Labour MP Charles Chauvel's member's bill - the Credit Reform (Responsible Lending) Bill - was introduced to parliament last August. Labour's Carol Beaumont is taking over the bill and is urging MPs to vote for it when it gets its first reading, likely to happen in April.
Beaumont says the bill will be part of a bigger campaign to crack down on unscrupulous money lenders.
"The reality is we need to get some strong legislation in place so that pirahnas, those targetting the most vulnerable in New Zealand, can be more responsible," she says.
Manukau City Council agrees.
Mayor Len Brown says when the tsunami struck Samoa last year their thoughts were with the victims in both countries.
"I was also thinking 'Oh God there's going to be another tsunami that's not about the waves, it's about the money that has to go back home and fast,'" Brown says.
Loan sharks charge "obscene rates", Beaumont says.
"Increasing numbers of people are pawning items like bikes and children's toys to borrow funds to be able to pay the bills.
"In some cases people are borrowing to pay off interest and then incurring much higher interest as a result, leaving them in more trouble than they were in the first place."
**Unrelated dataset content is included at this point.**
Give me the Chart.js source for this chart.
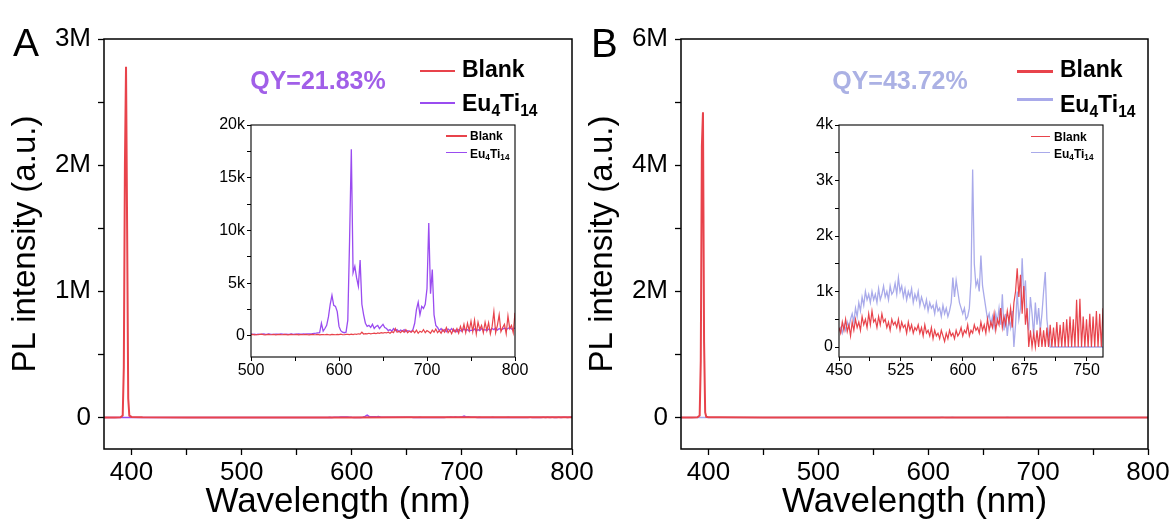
<!DOCTYPE html>
<html><head><meta charset="utf-8">
<script src="https://cdn.jsdelivr.net/npm/chart.js@4.4.1/dist/chart.umd.min.js"></script>
<style>
html,body{margin:0;padding:0;background:#fff;}
#wrap{position:relative;width:1176px;height:524px;overflow:hidden;font-family:"Liberation Sans",Arial,Helvetica,sans-serif;color:#000;}
canvas{position:absolute;}
.t{position:absolute;white-space:nowrap;line-height:1;}
.sw{position:absolute;}
sub{font-size:0.68em;vertical-align:baseline;position:relative;top:0.3em;}
</style></head>
<body>
<div id="wrap">
<canvas id="mainA" width="600" height="524" style="left:0;top:0"></canvas>
<canvas id="mainB" width="599" height="524" style="left:577px;top:0"></canvas>
<canvas id="insetA" width="330" height="270" style="left:205px;top:110px"></canvas>
<canvas id="insetB" width="330" height="270" style="left:793px;top:110px"></canvas>
</div>
<script>
// ---------- DATA ----------
const seriesNames = ['Blank', 'Eu4Ti14'];
const panelLabels = ['A', 'B'];
const qyTexts = ['QY=21.83%', 'QY=43.72%'];

// main panels: Blank excitation peak
const mainA_blank_nm = [375, 385, 390, 392, 393, 394, 395, 396, 397, 398, 400, 410, 450, 500, 550, 600, 650, 700, 750, 800];
const mainA_blank    = [0, 500, 2000, 15000, 400000, 2000000, 2780000, 1500000, 150000, 15000, 4000, 1500, 500, 300, 300, 500, 800, 1000, 1500, 2000];
const mainB_blank_nm = [375, 385, 390, 392, 393, 394, 395, 396, 397, 398, 400, 410, 450, 500, 550, 600, 650, 700, 750, 800];
const mainB_blank    = [0, 500, 2500, 30000, 900000, 4300000, 4840000, 1200000, 80000, 10000, 5000, 1500, 400, 400, 300, 300, 500, 300, 400, 500];
// main panels: Eu4Ti14 part below the inset range
const mainA_eu_nm_low = [375, 400, 450];
const mainA_eu_low    = [0, 100, 150];
const mainB_eu_nm_low = [375, 400, 430];
const mainB_eu_low    = [0, 200, 300];

// inset A (500-800 nm)
const insetA_nm = [
500,502,504,506,508,510,512,514,516,518,520,522,524,526,528,530,532,534,536,538,540,542,544,546,548,
550,552,554,556,558,560,562,564,566,568,570,572,574,576,578,580,582,584,586,588,590,592,594,596,598,
600,602,604,606,608,610,612,614,616,618,620,622,624,626,628,630,632,634,636,638,640,642,644,646,648,
650,652,654,656,658,660,662,664,666,668,670,672,674,676,678,680,682,684,686,688,690,692,694,696,698,
700,702,704,706,708,710,712,714,716,718,720,722,724,726,728,730,732,734,736,738,740,742,744,746,748,
750,752,754,756,758,760,762,764,766,768,770,772,774,776,778,780,782,784,786,788,790,792,794,796,798,800];
const insetA_eu = [
180,150,160,130,170,150,140,190,160,150,200,170,150,140,170,160,150,180,160,140,170,150,160,180,150,
170,160,190,170,160,180,170,190,200,180,220,250,260,280,300,1200,450,700,1000,1800,3000,3850,2900,2800,2300,
900,500,350,300,350,1500,9000,17700,6000,6600,5500,4700,7200,3000,2000,1200,900,1000,800,1100,700,900,1000,700,900,
1100,800,700,500,600,450,700,500,600,400,550,450,600,400,500,450,400,600,1200,2500,3200,2000,2800,2600,3000,
4500,10700,4000,6300,2000,1000,800,500,700,450,600,400,650,500,700,450,550,400,600,500,450,700,500,600,450,
550,500,650,450,600,500,700,550,600,500,650,550,700,600,750,550,700,600,650,750,600,700,800,650,700,750];
const insetA_blank = [
120,150,100,130,110,140,160,120,100,130,150,110,120,140,100,130,150,120,110,140,120,100,130,150,110,
120,140,100,130,120,110,150,120,100,130,140,110,120,150,100,130,120,110,150,120,100,140,130,110,150,
120,160,130,110,150,140,120,160,130,180,150,200,170,350,180,220,200,250,190,230,260,210,280,240,300,
260,320,280,350,250,400,300,700,350,450,300,500,350,600,300,450,350,500,300,550,250,450,350,600,300,
500,400,250,550,350,650,300,500,250,600,350,800,300,550,200,650,350,700,250,900,400,1100,300,1200,500,
1400,400,1500,200,1300,600,1000,300,1300,500,1250,200,900,2300,300,1000,2000,400,800,1100,200,1900,700,1000,300,2200];

// inset B (450-770 nm)
const insetB_nm = [
450,452,454,456,458,460,462,464,466,468,470,472,474,476,478,480,482,484,486,488,490,492,494,496,498,
500,502,504,506,508,510,512,514,516,518,520,522,524,526,528,530,532,534,536,538,540,542,544,546,548,
550,552,554,556,558,560,562,564,566,568,570,572,574,576,578,580,582,584,586,588,590,592,594,596,598,
600,602,604,606,608,610,612,614,616,618,620,622,624,626,628,630,632,634,636,638,640,642,644,646,648,
650,652,654,656,658,660,662,664,666,668,670,672,674,676,678,680,682,684,686,688,690,692,694,696,698,
700,702,704,706,708,710,712,714,716,718,720,722,724,726,728,730,732,734,736,738,740,742,744,746,748,
750,752,754,756,758,760,762,764,766,768,770];
const insetB_eu = [
300,350,250,400,300,450,350,500,600,450,700,550,800,650,900,750,1000,850,950,800,1000,850,950,800,1050,
850,950,1100,900,1000,850,1100,950,1000,1150,950,1250,1000,1100,900,1050,850,1000,900,1050,800,950,850,1000,750,
900,800,700,850,650,800,700,750,600,800,650,700,550,750,600,700,550,650,800,1250,900,1200,1000,800,700,
600,700,500,550,700,1200,3200,1500,1100,1200,1000,1650,1100,900,700,500,600,400,550,350,600,450,700,400,950,
300,600,200,500,350,650,0,400,1000,500,700,1600,900,1200,500,300,900,600,200,800,400,700,300,600,1000,
1350,500,200,0,0,0,0,0,0,0,0,0,0,0,0,0,0,0,0,0,0,0,0,0,0,
0,0,0,0,0,0,0,0,0,0,0];
const insetB_blank = [
350,250,450,300,500,280,400,200,450,300,500,350,450,300,550,400,500,350,600,400,650,450,500,350,550,
400,600,450,500,350,450,300,500,400,450,350,500,300,450,350,400,250,450,300,400,250,350,300,400,250,
350,200,400,250,300,200,350,150,300,200,250,150,300,200,100,250,150,300,200,250,150,300,200,250,350,
200,300,250,400,200,300,250,400,300,350,250,450,300,400,250,500,300,450,350,600,300,500,400,700,350,
550,400,650,450,700,350,800,1000,1420,900,1300,600,1100,400,700,0,300,0,250,0,300,0,350,0,300,
0,350,0,400,0,350,0,450,0,400,0,450,0,500,0,550,0,500,0,850,0,870,0,550,0,
500,0,600,0,550,0,650,0,600,0,700];
const mainB_eu_nm_high = [800];
const mainB_eu_high    = [0];

// ticks
const mainX_ticks  = [400, 450, 500, 550, 600, 650, 700, 750, 800];
const mainX_labels = ['400', '', '500', '', '600', '', '700', '', '800'];
const mainA_yticks  = [0, 500000, 1000000, 1500000, 2000000, 2500000, 3000000];
const mainA_ylabels = ['0', '', '1M', '', '2M', '', '3M'];
const mainB_yticks  = [0, 1000000, 2000000, 3000000, 4000000, 5000000, 6000000];
const mainB_ylabels = ['0', '', '2M', '', '4M', '', '6M'];
const insetA_xticks  = [500, 550, 600, 650, 700, 750, 800];
const insetA_xlabels = ['500', '', '600', '', '700', '', '800'];
const insetA_yticks  = [0, 2500, 5000, 7500, 10000, 12500, 15000, 17500, 20000];
const insetA_ylabels = ['0', '', '5k', '', '10k', '', '15k', '', '20k'];
const insetB_xticks  = [450, 487.5, 525, 562.5, 600, 637.5, 675, 712.5, 750];
const insetB_xlabels = ['450', '', '525', '', '600', '', '675', '', '750'];
const insetB_yticks  = [0, 500, 1000, 1500, 2000, 2500, 3000, 3500, 4000];
const insetB_ylabels = ['0', '', '1k', '', '2k', '', '3k', '', '4k'];

// ---------- STYLE ----------
const RED = '#e8434b', PURPLE = '#9a4cf0', LAVENDER = '#a9aaea';
Chart.defaults.font.family = "'Liberation Sans', Arial, Helvetica, sans-serif";
Chart.defaults.color = '#000';

const frame = {
  id: 'frame',
  afterDatasetsDraw(chart, args, opts) {
    const {ctx, chartArea: a} = chart;
    ctx.save();
    ctx.strokeStyle = '#000';
    ctx.lineWidth = opts.w || 1.5;
    ctx.strokeRect(a.left, a.top, a.right - a.left, a.bottom - a.top);
    ctx.restore();
  }
};

function pts(xs, ys) { return xs.map((x, i) => ({x: x, y: ys[i]})); }

function axis(kind, min, max, ticks, labels, o) {
  const s = {
    type: 'linear', min: min, max: max,
    afterBuildTicks: sc => { sc.ticks = ticks.map(v => ({value: v})); },
    afterFit: sc => {
      if (kind === 'x') sc.height = o.size; else sc.width = o.size;
      sc.paddingLeft = 0; sc.paddingRight = 0; sc.paddingTop = 0; sc.paddingBottom = 0;
    },
    grid: {display: true, drawOnChartArea: false, drawTicks: true, tickLength: o.tl, tickColor: '#000', tickWidth: o.tw},
    border: {display: false},
    ticks: {autoSkip: false, maxRotation: 0, minRotation: 0, padding: o.pad, font: {size: o.fs}, color: '#000',
            callback: (v, i) => labels[i]}
  };
  if (o.title) s.title = {display: true, text: o.title, color: '#000', font: {size: o.tfs}, padding: o.tpad};
  return s;
}

function makeChart(id, datasets, xs, ys, pad, frameW) {
  return new Chart(document.getElementById(id), {
    type: 'line',
    data: {datasets: datasets},
    options: {
      responsive: false, animation: false, devicePixelRatio: 1,
      layout: {padding: pad},
      elements: {point: {radius: 0}, line: {tension: 0}},
      plugins: {legend: {display: false}, tooltip: {enabled: false}, frame: {w: frameW}},
      scales: {x: xs, y: ys}
    },
    plugins: [frame]
  });
}

function ds(label, data, color, w, order) {
  return {label: label, data: data, borderColor: color, backgroundColor: color, borderWidth: w, fill: false, order: order, pointRadius: 0};
}

const mainXo = {size: 75, tl: 6, tw: 1.3, pad: 2, fs: 26, title: 'Wavelength (nm)', tfs: 35, tpad: {top: 0, bottom: 1}};
const mainYo = {size: 104, tl: 6, tw: 1.3, pad: 7, fs: 26, title: 'PL intensity (a.u.)', tfs: 33, tpad: {top: 6, bottom: 0}};
const insXo = {size: 23, tl: 4, tw: 1, pad: 0, fs: 16};
const insYo = {size: 46, tl: 4, tw: 1, pad: 2, fs: 16};

// main A
makeChart('mainA', [
  ds(seriesNames[0], pts(mainA_blank_nm, mainA_blank), RED, 2, 0),
  ds(seriesNames[1], pts(mainA_eu_nm_low.concat(insetA_nm), mainA_eu_low.concat(insetA_eu)), PURPLE, 1.5, 1)
], axis('x', 375, 800, mainX_ticks, mainX_labels, mainXo),
   axis('y', -250000, 3000000, mainA_yticks, mainA_ylabels, mainYo),
   {top: 39, right: 28, left: 0, bottom: 0}, 1.5);

// main B
makeChart('mainB', [
  ds(seriesNames[0], pts(mainB_blank_nm, mainB_blank), RED, 2, 0),
  ds(seriesNames[1], pts(mainB_eu_nm_low.concat(insetB_nm, mainB_eu_nm_high), mainB_eu_low.concat(insetB_eu, mainB_eu_high)), LAVENDER, 1.5, 1)
], axis('x', 375, 800, mainX_ticks, mainX_labels, mainXo),
   axis('y', -500000, 6000000, mainB_yticks, mainB_ylabels, mainYo),
   {top: 39, right: 28, left: 0, bottom: 0}, 1.5);

// inset A
makeChart('insetA', [
  ds(seriesNames[0], pts(insetA_nm, insetA_blank), RED, 1.2, 0),
  ds(seriesNames[1], pts(insetA_nm, insetA_eu), PURPLE, 1.3, 1)
], axis('x', 500, 800, insetA_xticks, insetA_xlabels, insXo),
   axis('y', -2000, 20000, insetA_yticks, insetA_ylabels, insYo),
   {top: 15, right: 20, left: 0, bottom: 0}, 1.1);

// inset B
makeChart('insetB', [
  ds(seriesNames[0], pts(insetB_nm, insetB_blank), RED, 1.2, 0),
  ds(seriesNames[1], pts(insetB_nm, insetB_eu), LAVENDER, 1.3, 1)
], axis('x', 450, 770, insetB_xticks, insetB_xlabels, insXo),
   axis('y', -180, 4000, insetB_yticks, insetB_ylabels, insYo),
   {top: 15, right: 20, left: 0, bottom: 0}, 1.1);

// ---------- HTML text overlays ----------
const wrap = document.getElementById('wrap');
const ASC = 0.8464;
function fmt(name) { return name.replace(/(\d+)/g, '<sub>$1</sub>'); }
function addText(html, left, baseline, size, opts) {
  const d = document.createElement('div');
  d.className = 't';
  d.innerHTML = html;
  d.style.fontSize = size + 'px';
  d.style.left = left + 'px';
  d.style.top = (baseline - ASC * size) + 'px';
  if (opts && opts.bold) d.style.fontWeight = 'bold';
  if (opts && opts.color) d.style.color = opts.color;
  if (opts && opts.center) d.style.transform = 'translateX(-50%)';
  wrap.appendChild(d);
}
function addLine(x1, x2, y, w, color) {
  const d = document.createElement('div');
  d.className = 'sw';
  d.style.left = x1 + 'px';
  d.style.width = (x2 - x1) + 'px';
  d.style.top = (y - w / 2) + 'px';
  d.style.height = w + 'px';
  d.style.background = color;
  wrap.appendChild(d);
}
function legend(colors, lx1, lx2, lineY, tx, baselines, fs, lw) {
  seriesNames.forEach((n, i) => {
    addLine(lx1, lx2, lineY[i], lw, colors[i]);
    addText(fmt(n), tx, baselines[i], fs, {bold: true});
  });
}

// panel letters
addText(panelLabels[0], 13, 56, 39);
addText(panelLabels[1], 591, 57, 40);
// QY
addText(qyTexts[0], 318, 89, 25, {bold: true, color: '#a15fe8', center: true});
addText(qyTexts[1], 900, 89, 25, {bold: true, color: '#abb1e4', center: true});
// legends
legend([RED, PURPLE], 420, 455, [71, 103], 462, [77, 111.7], 23, 2.5);
legend([RED, LAVENDER], 1017, 1053, [71.4, 99.5], 1060, [77.8, 112.8], 23, 2.5);
legend([RED, PURPLE], 446, 467, [136, 152.7], 470, [140, 157.7], 12, 1.5);
legend([RED, LAVENDER], 1031, 1050, [136.7, 152.7], 1054, [140.7, 158], 12, 1.5);
</script>
</body></html>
Predatory lenders target vulnerable communities including Maori and Pacific people and students. Rates are known to have exceeded 1,000%.
In June last year a damning Consumer Affairs Ministry report outlined how "fringe lenders" generally target low income areas with high Pacific Island and Maori populations.
There are also mobile loan sharks who go door to door targetting state houses and pensioners.
Borrowers are generally not able to get mainstream loans, and as a last resort accept offers from lenders charging huge interest rates and fees, severe penalties, inflexible terms and conditions and little documentation.
Research identified over 180 fringe lender companies, including "pay day" lenders, who offer advances to cash-strapped borrowers waiting for their next pay cheque, but gouge huge fees in the process.
However the report cast doubt on the potential effectiveness of introducing legislation to cap interest rates.
Beaumont says the bill is not a complete fix but will make a difference. Education about budgeting and financial matters and a boosted minimum wage are also needed.
"We need to find a way for those people turned away by the mainstream banks to find credit when need it."
Beaumont has outlined the following case studies of families badly burnt by loan sharks.
- A loan for a $3,000 car saw a large Tongan family end up with no car and a $10,000 debt.
- A Samoan family declared themselves insolvent after being charged exorbitant interest on a loan to pay the rent when the father lost his job.
- A Tongan mum with four children lost all her furniture and
other possessions which were security on a $13,000 loan to go to
Tonga to bury her father. She now owes nearly $24,000.